L'Histoire du chameau qui pleure est coréalisé par Byambasuren Davaa et Luigi Falorni. Née en 1971 en Mongolie, la première débuta comme assistante de réalisateurs à la télévision nationale puis étudia le droit international et le cinéma en Mongolie, avant d'intégrer l'école de cinéma de Munich dans la section documentaire. C'est la qu'elle fait la connaissance de Luigi Falorni, chef-opérateur italien qui a auparavant suivi des cours de mise en scène à l'école de cinéma de Florence.
La cinéaste est convaincue de l'efficacité du rituel décrit dans son film, et selon lequel la musique permet de réconcilier la chamelle et son petit. "La musique et le chant les aident réellement", estime-t-elle."Depuis que j'étudie ce sujet, je n'ai jamais rencontré de cas où ce rituel ait échoué. J'ai interrogé de nombreux nomades, et tous m'ont dit la même chose. Cela marche toujours. Dans le cas que nous avons filmé, cela a pris une journée. De vieux nomades m'ont parlé d'autres cas qui avaient pris plus longtemps, quelques jours. Chaque chameau est différent."
Si le rituel dont il est question dans le film était courant à l'époque des grands-parents de la cinéaste, celle-ci confie qu'elle a découvert cette pratique "à travers un film qu'[elle a ]vu au début des années 80, au sujet d'une chamelle qui répudiait son petit." Elle poursuit : "C'était une projection organisée pour l'école. Ce film m'a paru magique. Plusieurs enfants ont pleuré en le voyant, mais je crois que je suis celle qui a le plus sangloté. J'étais si malheureuse pour ce bébé chameau ! Ce film est resté gravé dans ma mémoire. Et chaque fois que j'entendais parler du désert de Gobi, je voyais les images de ce film, qui ne m'ont jamais quittée."

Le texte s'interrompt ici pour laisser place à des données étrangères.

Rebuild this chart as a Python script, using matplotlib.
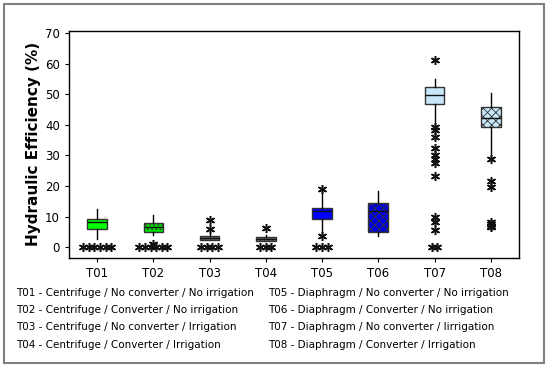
import numpy as np
import matplotlib.pyplot as plt
from matplotlib.patches import Rectangle

plt.rcParams['font.family'] = 'DejaVu Sans'
plt.rcParams['hatch.linewidth'] = 0.6

# treatments and box statistics (%)
labels = ['T01', 'T02', 'T03', 'T04', 'T05', 'T06', 'T07', 'T08']
q1 = [6.0, 5.1, 2.3, 2.0, 9.2, 4.8, 46.9, 39.3]
med = [8.1, 6.6, 3.0, 2.7, 11.9, 11.9, 49.7, 42.4]
q3 = [9.3, 7.8, 3.8, 3.4, 12.7, 14.4, 52.3, 45.7]
whislo = [2.6, 3.9, 2.3, 2.0, 3.8, 3.6, 40.2, 28.7]
whishi = [12.4, 10.5, 4.5, 4.0, 18.9, 18.4, 54.9, 50.3]

# outliers per treatment
outliers = [
    [0, 0, 0, 0, 0, 0],
    [0, 0, 0, 0, 0, 0, 1.0],
    [0, 0, 0, 0, 5.8, 8.8],
    [0, 0, 0, 6.3],
    [0, 0, 0, 3.8, 18.9],
    [],
    [0, 0, 5.6, 8.3, 9.9, 23.3, 27.4, 29.0, 30.1, 32.3, 36.2, 38.3, 39.4, 61.4],
    [6.5, 7.0, 7.6, 8.3, 19.7, 21.6, 28.7],
]

colors = ['#00ff00', '#00e000', '#607060', '#707870',
          '#0000ff', '#0000e8', '#c8e8fa', '#c8e8fa']
hatches = [None, '....', None, '||||', None, 'xxxx', None, 'xxxx']

legend_left = ['T01 - Centrifuge / No converter / No irrigation',
               'T02 - Centrifuge / Converter / No irrigation',
               'T03 - Centrifuge / No converter / Irrigation',
               'T04 - Centrifuge / Converter / Irrigation']
legend_right = ['T05 - Diaphragm / No converter / No irrigation',
                'T06 - Diaphragm / Converter / No irrigation',
                'T07 - Diaphragm / No converter / Iirrigation',
                'T08 - Diaphragm / Converter / Irrigation']

fig = plt.figure(figsize=(5.5, 3.69), dpi=100)
ax = fig.add_axes([0.1255, 0.302, 0.818, 0.6146])

stats = []
for i in range(len(labels)):
    stats.append(dict(med=med[i], q1=q1[i], q3=q3[i],
                      whislo=whislo[i], whishi=whishi[i], fliers=[]))

pos = np.arange(1, len(labels) + 1)
bp = ax.bxp(stats, positions=pos, widths=0.35, patch_artist=True,
            showcaps=False, showfliers=False,
            boxprops=dict(edgecolor='#333333', linewidth=1.0),
            whiskerprops=dict(color='black', linewidth=1.0),
            medianprops=dict(color='#111111', linewidth=1.0))
for box, c, h in zip(bp['boxes'], colors, hatches):
    box.set_facecolor(c)
    if h:
        box.set_hatch(h)

# outliers, duplicates placed side by side
for p, vals in zip(pos, outliers):
    vals = np.array(vals)
    for v in np.unique(vals):
        n = np.sum(vals == v)
        xs = p + (np.arange(n) - (n - 1) / 2) * 0.1
        ax.plot(xs, [v] * n, linestyle='none', marker=(6, 2, 0),
                markersize=6.5, markeredgewidth=1.1, color='#111111')

ax.set_xlim(0.5, 8.5)
ax.set_ylim(-3.4, 70.8)
ax.set_xticks(pos)
ax.set_xticklabels(labels)
ax.set_yticks(np.arange(0, 71, 10))
ax.tick_params(direction='out', length=3, labelsize=8.5, colors='black')
for s in ax.spines.values():
    s.set_linewidth(1.0)
ax.set_ylabel('Hydraulic Efficiency (%)', fontsize=11, fontweight='bold',
              labelpad=3)

for k in range(4):
    y = (369 - 293 - k * 17.2) / 369
    fig.text(16 / 550, y, legend_left[k], fontsize=7.45, va='center')
    fig.text(268 / 550, y, legend_right[k], fontsize=7.45, va='center')

fig.patches.append(Rectangle((4 / 550, 6 / 369), 539.5 / 550, 359 / 369,
                             transform=fig.transFigure, fill=False,
                             edgecolor='#808080', linewidth=1.5))

fig.savefig('out.png', dpi=100)
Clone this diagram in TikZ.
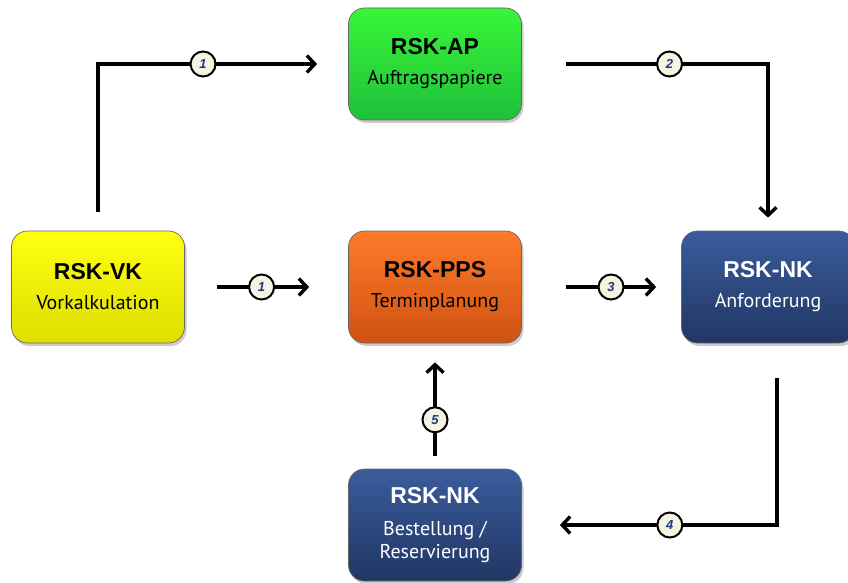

Le co-réalisateur revient sur la répartition des rôles avec Byambasuren Davaa et sur les contraintes de ce tournage en plein désert : "Byambasuren s'est occupée des nomades, elle communiquait avec eux et les dirigeait. En plus du travail sur l'image, j'organisais le plan de travail de chaque jour en fonction de ce que nous avions pu filmer la veille (...) Comme tous les chameaux accouchent durant un seul mois, au printemps, nous ne disposions que de quelques semaines pour tourner le film (...) Des vents de 150 km/h, des températures qui chutent de 30° la nuit, des conditions de vie et d'alimentation très inhabituelles... Nous n'avons pas eu le temps de nous ennuyer. Chacun des six-membres de l'équipe est tombé malade, on a cassé du matériel, souvent le vent rendait les prises inaudibles (...) Quand le tournage s'est achevé, nous avons passé tous ensemble une longue nuit mémorable, à boire de l'alcool de Mongolie et à chanter des airs mongols et italiens jusqu'à l'aube."
Luigi Falorni donne des précisions sur le statut du film, à mi-chemin du documentaire et de la fiction : "Je pense que le terme le plus exact est celui de "documentaire narratif". Il y a des éléments de fiction, à l'intérieur des structures d'un documentaire familial. Nos héros sont de vrais nomades du désert de Gobi qui "jouent" devant les caméras les fonctions qu'ils occupent dans la vie de tous les jours. Les actions principales du film : l'accouchement, le rejet, le rituel, se sont déroulées telles qu'on les voit dans le film. Mais quelques actions subsidiaires (...) ont été re-joués devant la caméra, essentiellement pour donner au film sa fluidité. Les films qui nous ont inspirés à oser ce mélange sont ceux de Robert Flaherty."
Séléctionné dans de nombreux festivals, L'Histoire du chameau qui pleure a notamment récolté le Prix du public au Festival de Karlovy Vary et le Prix de la Presse internationale au Festival de San Francisco.